Nous ne sommes pas une espèce sexuelle particulière. Nous sommes carboniques et métalliques (comme l’acier, implacable et fragile… copulation du fer et du diamant). Personne ne nous fera choir dans les manuels de sociologie. Nous ne sommes pas homosociaux, nous sommes les vrais païens : nous propageons nos descentes de reins, nos crinières, nos gestes amicaux. Nous aimons les aigles et les lions, mais nous savons pleurer l’âne qui meurt sous les coups. 

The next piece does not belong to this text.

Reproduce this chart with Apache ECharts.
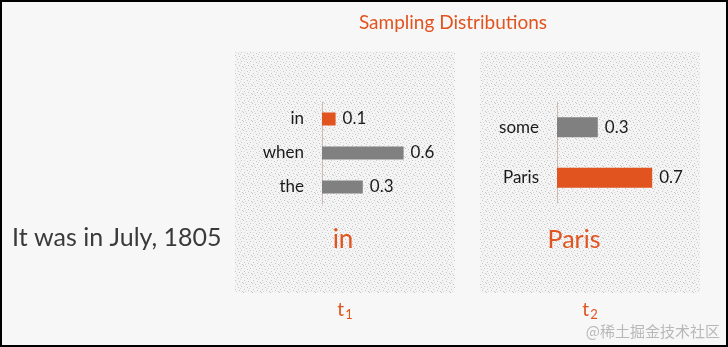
<!DOCTYPE html>
<html><head><meta charset="utf-8">
<script src="https://cdn.jsdelivr.net/npm/echarts@6/dist/echarts.min.js"></script>
<style>html,body{margin:0;padding:0;background:#f7f7f7}#c{width:728px;height:347px}</style>
</head><body><div id="c"></div>
<script>
// ---- data ----
var title = 'Sampling Distributions';
var prompt = 'It was in July, 1805';
var tokens1 = ['in', 'when', 'the'];
var probs1 = [0.1, 0.6, 0.3];
var chosen1 = 'in';
var tokens2 = ['some', 'Paris'];
var probs2 = [0.3, 0.7];
var chosen2 = 'Paris';
var stepLabels = ['1', '2'];
var watermark = '@稀土掘金技术社区';

// ---- styles ----
var ORANGE = '#E2541F', GRAY = '#808080', FONT = 'Lato, "Open Sans", sans-serif';

function makePattern() {
  var c = document.createElement('canvas'); c.width = 9; c.height = 9;
  var g = c.getContext('2d');
  g.fillStyle = '#f4f4f4'; g.fillRect(0, 0, 9, 9);
  g.fillStyle = '#c6c6c6';
  [[1,1],[5,2],[3,5],[7,7],[0,4],[8,3],[4,8]].forEach(function(p){ g.fillRect(p[0], p[1], 1, 1); });
  g.fillStyle = '#dadada';
  [[2,3],[6,5],[1,7],[6,0]].forEach(function(p){ g.fillRect(p[0], p[1], 1, 1); });
  return c;
}
var pat = makePattern();

function items(tokens, probs, chosen) {
  return probs.map(function (v, i) {
    return { value: v, itemStyle: { color: tokens[i] === chosen ? ORANGE : GRAY } };
  });
}

var chart = echarts.init(document.getElementById('c'), null, { renderer: 'canvas' });
var yAxisCommon = {
  type: 'category', inverse: true,
  axisLine: { show: true, lineStyle: { color: '#cdbcb3', width: 1 } },
  axisTick: { show: false },
  axisLabel: { color: '#1a1a1a', fontSize: 17, fontFamily: FONT, margin: 18 }
};
var xAxisCommon = { type: 'value', min: 0, max: 1, show: false };
var labelCommon = { show: true, position: 'right', distance: 7, color: '#1a1a1a', fontSize: 17, fontFamily: FONT };

chart.setOption({
  backgroundColor: '#f7f7f7',
  animation: false,
  title: { text: title, left: 448, textAlign: 'center', top: 8,
    textStyle: { color: ORANGE, fontSize: 19, fontWeight: 'normal', fontFamily: FONT } },
  graphic: [
    { type: 'rect', z: -10, shape: { x: 235, y: 51, width: 220, height: 242 }, style: { fill: { image: pat, repeat: 'repeat' } } },
    { type: 'rect', z: -10, shape: { x: 480, y: 51, width: 220, height: 242 }, style: { fill: { image: pat, repeat: 'repeat' } } },
    { type: 'text', left: 12, top: 225, style: { text: prompt, fill: '#3a3a3a', font: '25px ' + FONT } },
    { type: 'text', z: 10, style: { text: chosen1, x: 343, y: 240, textAlign: 'center', textVerticalAlign: 'middle', fill: ORANGE, font: '26px ' + FONT } },
    { type: 'text', z: 10, style: { text: chosen2, x: 574, y: 240, textAlign: 'center', textVerticalAlign: 'middle', fill: ORANGE, font: '25px ' + FONT } },
    { type: 'text', z: 10, style: { text: '{t|t}{s|' + stepLabels[0] + '}', x: 345, y: 310, textAlign: 'center', textVerticalAlign: 'middle',
        rich: { t: { fill: ORANGE, fontSize: 19, fontFamily: FONT }, s: { fill: ORANGE, fontSize: 13, fontFamily: FONT, padding: [9, 0, 0, 1] } } } },
    { type: 'text', z: 10, style: { text: '{t|t}{s|' + stepLabels[1] + '}', x: 590, y: 310, textAlign: 'center', textVerticalAlign: 'middle',
        rich: { t: { fill: ORANGE, fontSize: 19, fontFamily: FONT }, s: { fill: ORANGE, fontSize: 13, fontFamily: FONT, padding: [9, 0, 0, 1] } } } },
    { type: 'text', z: 10, right: 8, top: 324, style: { text: watermark, fill: '#b8b8b8', font: '15px "Noto Sans CJK SC", sans-serif' } },
    { type: 'rect', z: 100, shape: { x: 1, y: 1, width: 726, height: 345 }, style: { fill: 'none', stroke: '#000', lineWidth: 2 } }
  ],
  grid: [
    { left: 322, top: 102, width: 136, height: 102 },
    { left: 557, top: 102, width: 136, height: 101 }
  ],
  xAxis: [
    Object.assign({ gridIndex: 0 }, xAxisCommon),
    Object.assign({ gridIndex: 1 }, xAxisCommon)
  ],
  yAxis: [
    Object.assign({ gridIndex: 0, data: tokens1 }, yAxisCommon),
    Object.assign({ gridIndex: 1, data: tokens2 }, yAxisCommon)
  ],
  series: [
    { type: 'bar', xAxisIndex: 0, yAxisIndex: 0, barWidth: 13, data: items(tokens1, probs1, chosen1), label: labelCommon },
    { type: 'bar', xAxisIndex: 1, yAxisIndex: 1, barWidth: 20, data: items(tokens2, probs2, chosen2), label: labelCommon }
  ]
});
</script></body></html>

  Nous hantons les Raves, les parties fines et les bals du 14 juillet. Nous aimons les gueules populaires et les silhouettes aristocratiques. Nos slogans tam-tament le monde parce qu’ils y vont de notre peau, de nos regards, de nos hanches et de nos clins d’œil. Nous sommes la multitude des bouches à oreille, nous savons mettre la politique à portée de voix ou d’amour. Nous ensorcelons l’Universel dans le Singulier, la Grande Dimension dans la Petite. Nous haïssons la Moyenne populacière qui applaudit lorsque Cinq-Mars est décapité, celle qui aime voir empaler ceux qui risquent ce qu’elle n’osera jamais

  Depuis quinze ans, la Moyenne ricane : « Fini de rire les Chiennes ! Voici venu le Temps du Repentir. Sortez vos fouets ! Mais cette fois, c’est pour de vrai ! C’est pour faire pénitence… » Elle accompagne l’abject Carnaval de la Misère, de la Misère et de la Loi du Grand Marché Mondial. 

  Mais les Chiennes ont du cran. Elles ressortent toujours des poubelles de l’Histoire qui regorgent de leurs génies et de leurs martyrs. Salut à toi Oscar Wilde ! Salut à toi Alan Turing, qui a brisé les cordes de la machine nazie ! Salut à vous Michel Foucault, Copi, Guy Hocquenghem qui ont désobéi aux tumeurs, aux sarcomes, aux bacilles en écrivant jusqu’au bout ! 

  La Mémoire des Chiennes ne reste jamais coincée dans les tombeaux. Elle aime prendre feu. C’est une braise agile qui peut embraser la plaine lorsque les blonds épis sont mûrs. La République des Chiennes ne doit pas s’éteindre et ne s’éteindra pas.